Der Bautrockner brummt. Oben an der Decke raschelt es. Eine der Dämmplatten, die er am Vortag in stundenlanger Kleinstarbeit zu einem kunstvollen Zickzackmuster befestigt hat, segelt zu Boden. Der Kleber mag nicht so recht. "Wahnsinn", sagt er. Es ist der Kampf mit den letzten Details, den jeder kennt, genau wie die gemeinen Rückschläge. Er scrollt durch sein Handy, zeigt Bilder: der Gastroraum unter Wasser. Drei Tage vor dem Treff hatte ein Küchenbauer die Wassersprudelanlage angeschlossen. "Die letzte Arbeit in der Gastroküche", sagt er. "Es war der falsche Schlauch", sagt sie. Dieser platzte, das Wasser lief. Mit Nasssaugern und Kehrschaufeln mussten sie ihr Werk wieder retten. Seitdem brummt hier der Bautrockner.

Alles war fertig eingerichtet und dekoriert, da steht eine Woche vor der Eröffnung plötzlich alles unter Wasser. Ein Schlauch war geplatzt. Fünf Stunden lang mussten sie mit Nasssaugern und Kehrschaufeln wieder alles trocknen. (Foto: Sebastian Goslich/oh)

Wieder schaut jemand von draußen durch die Scheibe. Energiekrise, Inflation, Kostenexplosionen. Keine einfache Zeit für eine Geschäftseröffnung.

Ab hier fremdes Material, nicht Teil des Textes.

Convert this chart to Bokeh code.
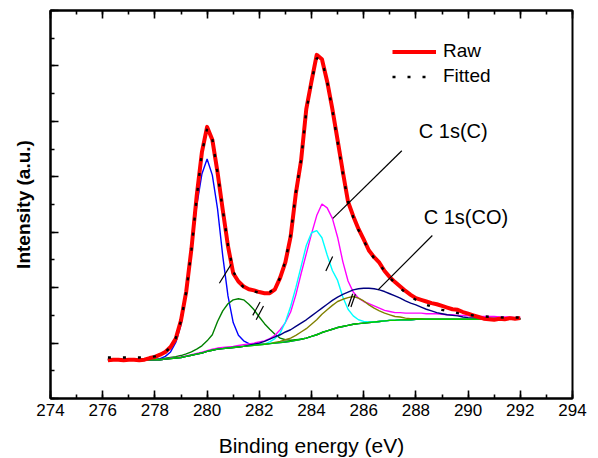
import numpy as np
from bokeh.plotting import figure
from bokeh.models import (Range1d, LinearAxis, SingleIntervalTicker, CustomJSTickFormatter,
                          Legend, LegendItem, Label)
from bokeh.embed import file_html
from bokeh.resources import INLINE

# ---------------- data ----------------
energy = [276.2, 276.4, 276.6, 276.8, 277.0, 277.2, 277.4, 277.6, 277.8, 278.0,
          278.2, 278.4, 278.6, 278.8, 279.0, 279.2, 279.4, 279.6, 279.8, 280.0,
          280.2, 280.4, 280.6, 280.8, 281.0, 281.2, 281.4, 281.6, 281.8, 282.0,
          282.2, 282.4, 282.6, 282.8, 283.0, 283.2, 283.4, 283.6, 283.8, 284.0,
          284.2, 284.4, 284.6, 284.8, 285.0, 285.2, 285.4, 285.6, 285.8, 286.0,
          286.2, 286.4, 286.6, 286.8, 287.0, 287.2, 287.4, 287.6, 287.8, 288.0,
          288.2, 288.4, 288.6, 288.8, 289.0, 289.2, 289.4, 289.6, 289.8, 290.0,
          290.2, 290.4, 290.6, 290.8, 291.0, 291.2, 291.4, 291.6, 291.8, 292.0]

raw = [0.69, 0.70, 0.70, 0.69, 0.70, 0.70, 0.69, 0.70, 0.73, 0.75,
       0.79, 0.84, 0.93, 1.08, 1.41, 1.93, 2.70, 3.65, 4.44, 4.90,
       4.67, 4.08, 3.40, 2.75, 2.26, 2.11, 2.02, 1.97, 1.95, 1.92,
       1.90, 1.90, 1.97, 2.18, 2.46, 2.92, 3.70, 4.29, 5.22, 5.72,
       6.20, 6.12, 5.72, 5.22, 4.66, 4.09, 3.55, 3.29, 3.06, 2.87,
       2.67, 2.55, 2.45, 2.30, 2.19, 2.10, 2.02, 1.94, 1.87, 1.81,
       1.78, 1.75, 1.72, 1.70, 1.67, 1.64, 1.61, 1.60, 1.56, 1.53,
       1.50, 1.47, 1.44, 1.43, 1.42, 1.44, 1.43, 1.45, 1.44, 1.45]

fitted = [0.74, 0.74, 0.74, 0.74, 0.74, 0.74, 0.74, 0.745, 0.75, 0.76,
          0.79, 0.84, 0.93, 1.09, 1.40, 1.92, 2.68, 3.62, 4.43, 4.87,
          4.68, 4.07, 3.40, 2.77, 2.30, 2.10, 2.01, 1.96, 1.93, 1.91,
          1.90, 1.92, 1.99, 2.18, 2.48, 2.95, 3.72, 4.30, 5.18, 5.72,
          6.14, 6.10, 5.72, 5.20, 4.63, 4.06, 3.55, 3.27, 3.04, 2.85,
          2.67, 2.53, 2.42, 2.30, 2.18, 2.08, 1.99, 1.91, 1.84, 1.78,
          1.73, 1.69, 1.66, 1.63, 1.60, 1.58, 1.56, 1.54, 1.52, 1.51,
          1.50, 1.49, 1.48, 1.475, 1.47, 1.465, 1.46, 1.46, 1.46, 1.46]

background = [0.70, 0.70, 0.70, 0.70, 0.70, 0.70, 0.70, 0.70, 0.70, 0.70,
              0.70, 0.71, 0.72, 0.73, 0.74, 0.76, 0.78, 0.80, 0.82, 0.85,
              0.87, 0.89, 0.90, 0.91, 0.92, 0.93, 0.94, 0.95, 0.96, 0.97,
              0.98, 0.99, 1.00, 1.01, 1.02, 1.03, 1.05, 1.07, 1.09, 1.12,
              1.15, 1.19, 1.22, 1.25, 1.28, 1.30, 1.32, 1.34, 1.35, 1.36,
              1.37, 1.38, 1.39, 1.40, 1.41, 1.41, 1.42, 1.42, 1.42, 1.43,
              1.43, 1.43, 1.43, 1.43, 1.43, 1.43, 1.43, 1.43, 1.43, 1.43,
              1.43, 1.43, 1.44, 1.44, 1.44, 1.44, 1.44, 1.44, 1.44, 1.44]

# component heights above the background
peak_280 = [0, 0, 0, 0, 0, 0, 0, 0, 0, 0,
            0.02, 0.05, 0.12, 0.28, 0.59, 1.15, 1.91, 2.67, 3.23, 3.47,
            3.16, 2.53, 1.67, 0.94, 0.45, 0.21, 0.10, 0.04, 0.02, 0.01,
            0, 0, 0, 0, 0, 0, 0, 0, 0, 0,
            0, 0, 0, 0, 0, 0, 0, 0, 0, 0,
            0, 0, 0, 0, 0, 0, 0, 0, 0, 0,
            0, 0, 0, 0, 0, 0, 0, 0, 0, 0,
            0, 0, 0, 0, 0, 0, 0, 0, 0, 0]

peak_281 = [0, 0, 0, 0, 0, 0, 0, 0, 0, 0.01,
            0.01, 0.015, 0.02, 0.025, 0.035, 0.045, 0.06, 0.09, 0.13, 0.19,
            0.28, 0.50, 0.68, 0.80, 0.86, 0.87, 0.84, 0.75, 0.64, 0.50,
            0.37, 0.26, 0.16, 0.08, 0.04, 0.02, 0.01, 0, 0, 0,
            0, 0, 0, 0, 0, 0, 0, 0, 0, 0,
            0, 0, 0, 0, 0, 0, 0, 0, 0, 0,
            0, 0, 0, 0, 0, 0, 0, 0, 0, 0,
            0, 0, 0, 0, 0, 0, 0, 0, 0, 0]

peak_2844 = [0, 0, 0, 0, 0, 0, 0, 0, 0, 0,
             0, 0, 0.005, 0.005, 0.01, 0.01, 0.01, 0.015, 0.015, 0.015,
             0.02, 0.02, 0.02, 0.02, 0.02, 0.025, 0.03, 0.035, 0.04, 0.05,
             0.06, 0.09, 0.14, 0.23, 0.35, 0.53, 0.82, 1.18, 1.52, 1.85,
             2.15, 2.32, 2.22, 2.00, 1.63, 1.17, 0.80, 0.58, 0.46, 0.39,
             0.34, 0.29, 0.24, 0.19, 0.16, 0.14, 0.13, 0.12, 0.12, 0.11,
             0.11, 0.10, 0.10, 0.10, 0.09, 0.08, 0.08, 0.07, 0.07, 0.06,
             0.05, 0.05, 0.04, 0.04, 0.04, 0.03, 0.03, 0.03, 0.02, 0.02]

peak_2841 = [0, 0, 0, 0, 0, 0, 0, 0, 0, 0,
             0, 0, 0, 0, 0, 0, 0, 0, 0, 0,
             0, 0, 0, 0, 0, 0, 0, 0, 0, 0,
             0, 0.03, 0.08, 0.17, 0.36, 0.63, 0.95, 1.31, 1.67, 1.87,
             1.88, 1.71, 1.37, 1.06, 0.85, 0.53, 0.29, 0.15, 0.07, 0.03,
             0.01, 0, 0, 0, 0, 0, 0, 0, 0, 0,
             0, 0, 0, 0, 0, 0, 0, 0, 0, 0,
             0, 0, 0, 0, 0, 0, 0, 0, 0, 0]

peak_286 = [0, 0, 0, 0, 0, 0, 0, 0, 0, 0,
            0, 0, 0, 0, 0, 0, 0, 0, 0, 0,
            0, 0, 0, 0, 0, 0, 0, 0.01, 0.02, 0.03,
            0.05, 0.08, 0.11, 0.14, 0.18, 0.21, 0.25, 0.29, 0.33, 0.37,
            0.41, 0.44, 0.48, 0.52, 0.55, 0.58, 0.60, 0.62, 0.63, 0.63,
            0.62, 0.60, 0.57, 0.53, 0.48, 0.44, 0.39, 0.34, 0.30, 0.26,
            0.22, 0.18, 0.15, 0.12, 0.10, 0.08, 0.07, 0.06, 0.04, 0.03,
            0.025, 0.02, 0.015, 0.01, 0.01, 0.005, 0, 0, 0, 0]

peak_2855 = [0, 0, 0, 0, 0, 0, 0, 0, 0, 0,
             0, 0, 0, 0, 0, 0, 0, 0, 0, 0,
             0, 0, 0, 0, 0, 0, 0, 0, 0, 0,
             0, 0, 0.01, 0.02, 0.04, 0.06, 0.09, 0.13, 0.17, 0.22,
             0.27, 0.33, 0.38, 0.43, 0.47, 0.49, 0.50, 0.50, 0.46, 0.40,
             0.32, 0.25, 0.19, 0.14, 0.10, 0.07, 0.05, 0.03, 0.02, 0.01,
             0.01, 0, 0, 0, 0, 0, 0, 0, 0, 0,
             0, 0, 0, 0, 0, 0, 0, 0, 0, 0]

components = [("peak_280", peak_280, "#0000ff"),
              ("peak_281", peak_281, "#008000"),
              ("peak_2844", peak_2844, "#ff00ff"),
              ("peak_2841", peak_2841, "#00ffff"),
              ("peak_2855", peak_2855, "#808000"),
              ("peak_286", peak_286, "#000080")]

legend_labels = ["Raw", "Fitted"]
annot_texts = ["C 1s(C)", "C 1s(CO)"]
annot_x = [288.11, 288.30]
annot_y = [4.83, 3.27]
leader_x0 = [287.46, 288.63]
leader_y0 = [4.47, 2.94]
leader_x1 = [284.82, 286.55]
leader_y1 = [3.25, 1.96]
slash_x0 = [280.47, 281.75, 281.88, 284.55, 285.41, 285.51]
slash_y0 = [2.08, 1.50, 1.42, 2.30, 1.66, 1.65]
slash_x1 = [280.92, 282.03, 282.16, 284.81, 285.58, 285.68]
slash_y1 = [2.42, 1.74, 1.67, 2.56, 1.89, 1.88]

FONT = "Liberation Sans"

# ---------------- figure ----------------
p = figure(frame_width=522, frame_height=388, output_backend="svg", toolbar_location=None,
           x_range=Range1d(274, 294), y_range=Range1d(0, 7),
           min_border_left=50, min_border_right=16, min_border_top=10, min_border_bottom=60)
p.grid.visible = False
p.outline_line_color = "black"
p.outline_line_width = 2
p.background_fill_color = "white"
p.border_fill_color = "white"

xt = SingleIntervalTicker(interval=2, num_minor_ticks=2)
yt = SingleIntervalTicker(interval=1, num_minor_ticks=2)
bottom_axis = p.below[0]
left_axis = p.left[0]
bottom_axis.ticker = xt
left_axis.ticker = yt
left_axis.formatter = CustomJSTickFormatter(code="return ''")

top_axis = LinearAxis(ticker=xt, formatter=CustomJSTickFormatter(code="return ''"))
p.add_layout(top_axis, "above")

for ax in [bottom_axis, left_axis, top_axis]:
    ax.axis_line_width = 2
    ax.axis_line_color = "black"
    ax.major_tick_in = 8
    ax.major_tick_out = 0
    ax.minor_tick_in = 4
    ax.minor_tick_out = 0
    ax.major_tick_line_width = 1.6
    ax.minor_tick_line_width = 1.6
    ax.major_tick_line_color = "black"
    ax.minor_tick_line_color = "black"

top_axis.major_label_text_font_size = "1px"
top_axis.major_label_standoff = 0
left_axis.major_label_text_font_size = "1px"
left_axis.major_label_standoff = 0

bottom_axis.major_label_text_font = FONT
bottom_axis.major_label_text_font_size = "17px"
bottom_axis.major_label_text_color = "black"
bottom_axis.major_label_standoff = 5
bottom_axis.axis_label = "Binding energy (eV)"
bottom_axis.axis_label_text_font = FONT
bottom_axis.axis_label_text_font_size = "21px"
bottom_axis.axis_label_text_font_style = "normal"
bottom_axis.axis_label_text_color = "black"
bottom_axis.axis_label_standoff = 15

left_axis.axis_label = "Intensity (a.u.)"
left_axis.axis_label_text_font = FONT
left_axis.axis_label_text_font_size = "19px"
left_axis.axis_label_text_font_style = "bold"
left_axis.axis_label_text_color = "black"
left_axis.axis_label_standoff = 17

# ---------------- glyphs ----------------
x = np.array(energy)
bg = np.array(background)
for name, comp, color in components:
    p.line(x, bg + np.array(comp), line_color=color, line_width=1.4)
p.line(x, bg, line_color="#00cc00", line_width=1.4)

r_raw = p.line(x, raw, line_color="#ff0000", line_width=4, line_join="round")
r_fit = p.line(x, fitted, line_color="black", line_width=2.4, line_dash="3 12")

p.segment(x0=leader_x0, y0=leader_y0, x1=leader_x1, y1=leader_y1, line_color="black", line_width=1.2)
p.segment(x0=slash_x0, y0=slash_y0, x1=slash_x1, y1=slash_y1, line_color="black", line_width=1.2)

for t, ax_, ay_ in zip(annot_texts, annot_x, annot_y):
    p.add_layout(Label(x=ax_, y=ay_, text=t, text_baseline="middle", text_align="left",
                       text_font=FONT, text_font_size="20px", text_color="black"))

legend = Legend(items=[LegendItem(label=legend_labels[0], renderers=[r_raw]),
                       LegendItem(label=legend_labels[1], renderers=[r_fit])],
                location=(342, 311), glyph_width=44, glyph_height=21, spacing=3,
                padding=0, margin=0, label_standoff=7,
                label_text_font=FONT, label_text_font_size="19px", label_text_color="black",
                border_line_alpha=0, background_fill_alpha=0)
p.add_layout(legend)

open("out.html", "w").write(file_html(p, INLINE))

Doch vielleicht brauchen die Menschen ja gerade jetzt mal eine Pizza-Waffel, um sich bei Laune zu halten? "Einige sind schon reinbekommen und wollten Kaffee bestellen", sagt sie. Er sagt, viele Leute gäben ihnen das Feedback: "Wir haben Bock."

Öffnungszeiten: Montag bis Freitag, 9-17 Uhr. Eröffnungsparty am Samstag, 5. November, von 12-17 Uhr mit Prosecco und Probierportionen, Hauptstraße 29.